== Written exercise ==
Gather all lines with the word "this" in them.

== Entries provided ==
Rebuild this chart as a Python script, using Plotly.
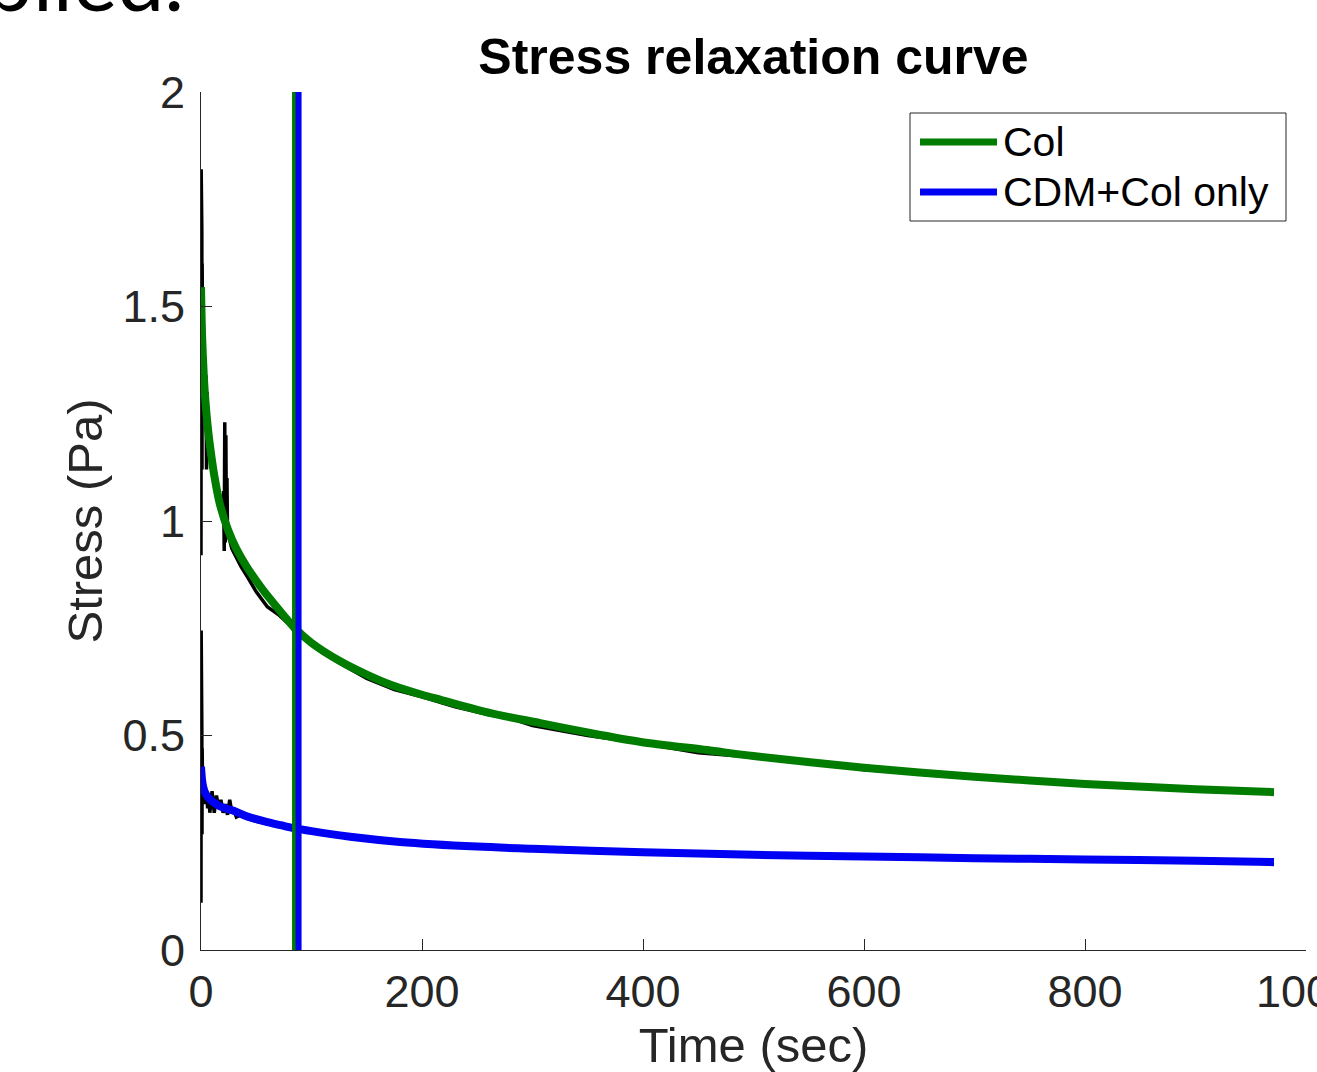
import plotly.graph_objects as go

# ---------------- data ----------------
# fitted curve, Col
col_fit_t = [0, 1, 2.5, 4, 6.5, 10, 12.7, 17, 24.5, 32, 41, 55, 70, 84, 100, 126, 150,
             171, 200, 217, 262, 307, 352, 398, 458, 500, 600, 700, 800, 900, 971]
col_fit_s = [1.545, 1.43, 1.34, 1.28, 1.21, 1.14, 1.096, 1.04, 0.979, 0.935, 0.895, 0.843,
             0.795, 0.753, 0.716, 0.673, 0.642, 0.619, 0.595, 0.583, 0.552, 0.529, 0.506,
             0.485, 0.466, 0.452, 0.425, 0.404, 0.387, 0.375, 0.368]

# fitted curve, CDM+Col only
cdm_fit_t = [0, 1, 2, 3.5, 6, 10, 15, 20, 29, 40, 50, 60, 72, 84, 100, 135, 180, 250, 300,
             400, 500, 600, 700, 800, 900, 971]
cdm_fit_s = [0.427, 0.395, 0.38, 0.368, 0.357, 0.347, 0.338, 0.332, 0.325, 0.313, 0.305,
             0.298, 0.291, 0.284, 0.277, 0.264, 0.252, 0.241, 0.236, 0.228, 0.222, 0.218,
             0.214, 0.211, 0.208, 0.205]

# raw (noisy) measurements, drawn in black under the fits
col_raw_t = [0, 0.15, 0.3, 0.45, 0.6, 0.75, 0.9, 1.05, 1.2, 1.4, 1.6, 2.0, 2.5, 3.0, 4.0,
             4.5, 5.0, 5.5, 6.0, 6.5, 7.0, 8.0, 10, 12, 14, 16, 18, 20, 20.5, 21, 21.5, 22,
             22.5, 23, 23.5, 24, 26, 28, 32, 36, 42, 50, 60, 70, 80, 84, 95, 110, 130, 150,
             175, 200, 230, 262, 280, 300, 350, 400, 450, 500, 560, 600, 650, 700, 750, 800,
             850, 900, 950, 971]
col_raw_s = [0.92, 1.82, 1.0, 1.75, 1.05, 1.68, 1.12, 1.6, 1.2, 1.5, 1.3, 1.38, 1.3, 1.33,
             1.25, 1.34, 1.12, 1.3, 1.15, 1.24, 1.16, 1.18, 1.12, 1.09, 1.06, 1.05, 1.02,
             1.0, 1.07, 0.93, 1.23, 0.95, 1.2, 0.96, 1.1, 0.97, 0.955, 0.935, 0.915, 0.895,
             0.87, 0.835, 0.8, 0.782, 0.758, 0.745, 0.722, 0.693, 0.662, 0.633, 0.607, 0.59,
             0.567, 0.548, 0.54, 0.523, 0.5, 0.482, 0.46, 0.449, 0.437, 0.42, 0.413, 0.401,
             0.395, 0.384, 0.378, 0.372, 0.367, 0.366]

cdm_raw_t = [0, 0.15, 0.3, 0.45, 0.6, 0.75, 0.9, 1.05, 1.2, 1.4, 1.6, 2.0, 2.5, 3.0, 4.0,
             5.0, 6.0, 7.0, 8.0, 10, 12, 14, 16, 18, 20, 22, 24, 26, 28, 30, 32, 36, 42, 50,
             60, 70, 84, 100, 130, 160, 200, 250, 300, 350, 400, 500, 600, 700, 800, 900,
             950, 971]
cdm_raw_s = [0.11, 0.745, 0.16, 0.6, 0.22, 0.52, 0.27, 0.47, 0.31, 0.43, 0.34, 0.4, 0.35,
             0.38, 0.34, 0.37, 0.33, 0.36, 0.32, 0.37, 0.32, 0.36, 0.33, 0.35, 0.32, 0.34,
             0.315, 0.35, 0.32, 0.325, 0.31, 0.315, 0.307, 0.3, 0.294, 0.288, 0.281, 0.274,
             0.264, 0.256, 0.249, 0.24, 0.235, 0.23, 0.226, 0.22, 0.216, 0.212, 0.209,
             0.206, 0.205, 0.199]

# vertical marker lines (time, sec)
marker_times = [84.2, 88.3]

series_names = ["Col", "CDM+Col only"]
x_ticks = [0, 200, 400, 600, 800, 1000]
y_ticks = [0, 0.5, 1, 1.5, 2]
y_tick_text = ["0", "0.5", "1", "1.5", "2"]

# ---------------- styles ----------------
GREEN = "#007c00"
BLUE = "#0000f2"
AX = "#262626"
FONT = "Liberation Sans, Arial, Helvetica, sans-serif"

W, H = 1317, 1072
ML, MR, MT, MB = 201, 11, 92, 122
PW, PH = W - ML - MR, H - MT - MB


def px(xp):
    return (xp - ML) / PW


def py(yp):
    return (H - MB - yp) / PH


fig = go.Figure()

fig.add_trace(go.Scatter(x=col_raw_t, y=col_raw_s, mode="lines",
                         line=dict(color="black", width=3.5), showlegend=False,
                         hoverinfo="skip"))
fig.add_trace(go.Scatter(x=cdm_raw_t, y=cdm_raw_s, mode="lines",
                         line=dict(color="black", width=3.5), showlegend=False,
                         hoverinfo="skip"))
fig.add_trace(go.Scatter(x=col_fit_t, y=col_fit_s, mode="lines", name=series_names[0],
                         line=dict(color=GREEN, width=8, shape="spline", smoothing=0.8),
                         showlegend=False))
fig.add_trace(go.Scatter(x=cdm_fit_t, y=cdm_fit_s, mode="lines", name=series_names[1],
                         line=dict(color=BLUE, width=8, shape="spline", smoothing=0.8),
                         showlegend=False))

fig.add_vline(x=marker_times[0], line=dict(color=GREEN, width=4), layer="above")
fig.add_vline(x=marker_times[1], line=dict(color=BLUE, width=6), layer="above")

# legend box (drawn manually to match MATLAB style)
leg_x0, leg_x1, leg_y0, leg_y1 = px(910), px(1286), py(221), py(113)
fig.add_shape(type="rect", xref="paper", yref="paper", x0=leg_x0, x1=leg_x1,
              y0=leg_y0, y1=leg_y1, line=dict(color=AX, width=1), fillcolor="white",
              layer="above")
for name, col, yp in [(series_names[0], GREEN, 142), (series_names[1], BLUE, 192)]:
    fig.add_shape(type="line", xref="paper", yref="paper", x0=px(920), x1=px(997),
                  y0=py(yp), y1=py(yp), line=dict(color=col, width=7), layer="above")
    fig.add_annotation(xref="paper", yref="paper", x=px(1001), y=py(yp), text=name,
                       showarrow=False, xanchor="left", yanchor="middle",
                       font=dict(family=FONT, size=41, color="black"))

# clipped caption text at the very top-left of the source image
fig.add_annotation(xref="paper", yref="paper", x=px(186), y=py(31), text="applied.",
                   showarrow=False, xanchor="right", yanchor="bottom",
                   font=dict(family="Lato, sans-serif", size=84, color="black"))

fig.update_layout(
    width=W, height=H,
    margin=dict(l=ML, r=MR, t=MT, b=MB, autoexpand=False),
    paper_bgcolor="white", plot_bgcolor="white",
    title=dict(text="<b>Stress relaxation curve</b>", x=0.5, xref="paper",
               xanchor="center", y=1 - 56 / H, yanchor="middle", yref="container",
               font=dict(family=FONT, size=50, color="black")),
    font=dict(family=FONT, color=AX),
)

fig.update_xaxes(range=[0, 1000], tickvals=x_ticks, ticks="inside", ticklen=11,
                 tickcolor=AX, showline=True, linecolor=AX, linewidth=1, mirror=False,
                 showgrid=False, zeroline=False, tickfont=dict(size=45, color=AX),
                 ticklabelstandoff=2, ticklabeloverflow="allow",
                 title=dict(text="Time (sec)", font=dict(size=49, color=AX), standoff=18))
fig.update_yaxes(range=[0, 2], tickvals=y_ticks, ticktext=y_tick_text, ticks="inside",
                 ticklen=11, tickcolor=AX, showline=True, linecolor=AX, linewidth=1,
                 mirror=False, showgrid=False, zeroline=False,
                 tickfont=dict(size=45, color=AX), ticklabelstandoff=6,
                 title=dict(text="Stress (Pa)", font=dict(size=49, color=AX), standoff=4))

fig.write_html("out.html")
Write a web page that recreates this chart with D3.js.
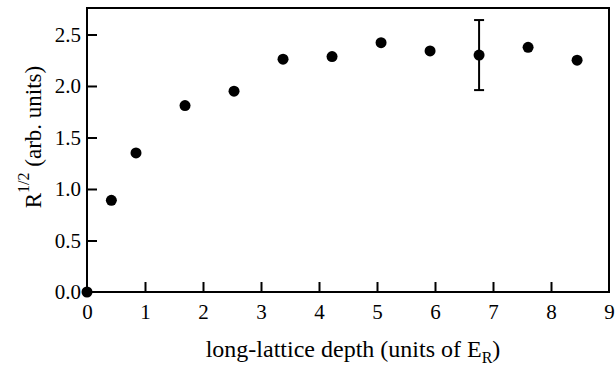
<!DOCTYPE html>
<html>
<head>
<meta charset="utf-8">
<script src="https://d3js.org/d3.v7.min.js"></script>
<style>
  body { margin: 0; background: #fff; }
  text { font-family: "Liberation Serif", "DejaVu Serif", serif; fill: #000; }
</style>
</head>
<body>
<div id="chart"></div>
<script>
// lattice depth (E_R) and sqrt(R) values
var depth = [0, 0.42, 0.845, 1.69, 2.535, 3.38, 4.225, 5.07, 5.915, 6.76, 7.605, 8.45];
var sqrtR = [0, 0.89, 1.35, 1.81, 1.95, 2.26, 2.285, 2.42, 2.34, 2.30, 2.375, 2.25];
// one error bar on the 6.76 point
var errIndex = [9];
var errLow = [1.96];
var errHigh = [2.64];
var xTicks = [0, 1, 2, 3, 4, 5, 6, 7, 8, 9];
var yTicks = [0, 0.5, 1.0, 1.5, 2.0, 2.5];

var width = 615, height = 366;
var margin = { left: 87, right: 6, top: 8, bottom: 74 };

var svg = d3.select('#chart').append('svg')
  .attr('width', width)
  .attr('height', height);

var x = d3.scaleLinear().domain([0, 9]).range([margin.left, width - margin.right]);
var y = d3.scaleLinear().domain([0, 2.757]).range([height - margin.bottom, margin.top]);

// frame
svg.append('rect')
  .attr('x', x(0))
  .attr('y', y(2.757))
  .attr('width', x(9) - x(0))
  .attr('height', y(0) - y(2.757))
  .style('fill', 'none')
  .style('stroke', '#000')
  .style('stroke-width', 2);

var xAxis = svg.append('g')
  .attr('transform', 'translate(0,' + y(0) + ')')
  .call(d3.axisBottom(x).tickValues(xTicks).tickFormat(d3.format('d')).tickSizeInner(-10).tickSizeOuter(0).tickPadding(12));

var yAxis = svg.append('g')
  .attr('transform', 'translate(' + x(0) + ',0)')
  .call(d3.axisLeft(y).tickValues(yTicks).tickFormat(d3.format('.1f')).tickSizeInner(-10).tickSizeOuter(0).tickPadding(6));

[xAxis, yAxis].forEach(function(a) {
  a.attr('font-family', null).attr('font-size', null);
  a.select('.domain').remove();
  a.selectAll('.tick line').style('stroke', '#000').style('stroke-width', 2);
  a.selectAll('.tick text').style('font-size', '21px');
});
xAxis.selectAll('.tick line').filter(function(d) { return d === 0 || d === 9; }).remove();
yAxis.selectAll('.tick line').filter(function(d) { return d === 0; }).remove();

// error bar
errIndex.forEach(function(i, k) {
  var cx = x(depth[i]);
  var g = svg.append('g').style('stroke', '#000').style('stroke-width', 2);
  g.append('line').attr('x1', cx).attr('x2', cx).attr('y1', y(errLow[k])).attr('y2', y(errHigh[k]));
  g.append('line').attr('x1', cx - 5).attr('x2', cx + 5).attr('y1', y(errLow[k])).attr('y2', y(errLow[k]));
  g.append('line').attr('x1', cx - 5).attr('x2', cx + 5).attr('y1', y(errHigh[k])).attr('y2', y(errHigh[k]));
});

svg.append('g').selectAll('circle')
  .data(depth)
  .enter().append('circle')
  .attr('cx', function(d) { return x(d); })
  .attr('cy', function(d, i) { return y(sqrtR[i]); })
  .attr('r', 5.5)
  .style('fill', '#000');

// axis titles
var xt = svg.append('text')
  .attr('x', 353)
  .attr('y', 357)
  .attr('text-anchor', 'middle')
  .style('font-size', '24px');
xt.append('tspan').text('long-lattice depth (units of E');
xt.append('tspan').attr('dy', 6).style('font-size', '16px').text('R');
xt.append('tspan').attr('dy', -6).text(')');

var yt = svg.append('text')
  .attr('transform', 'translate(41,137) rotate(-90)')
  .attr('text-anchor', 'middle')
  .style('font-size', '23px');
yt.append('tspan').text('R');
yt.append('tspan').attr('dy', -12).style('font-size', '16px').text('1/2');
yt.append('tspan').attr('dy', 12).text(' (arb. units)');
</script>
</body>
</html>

== Result below ==
Rebuild this chart as a Python script, using Plotly.
Write a web page that recreates this chart with D3.js.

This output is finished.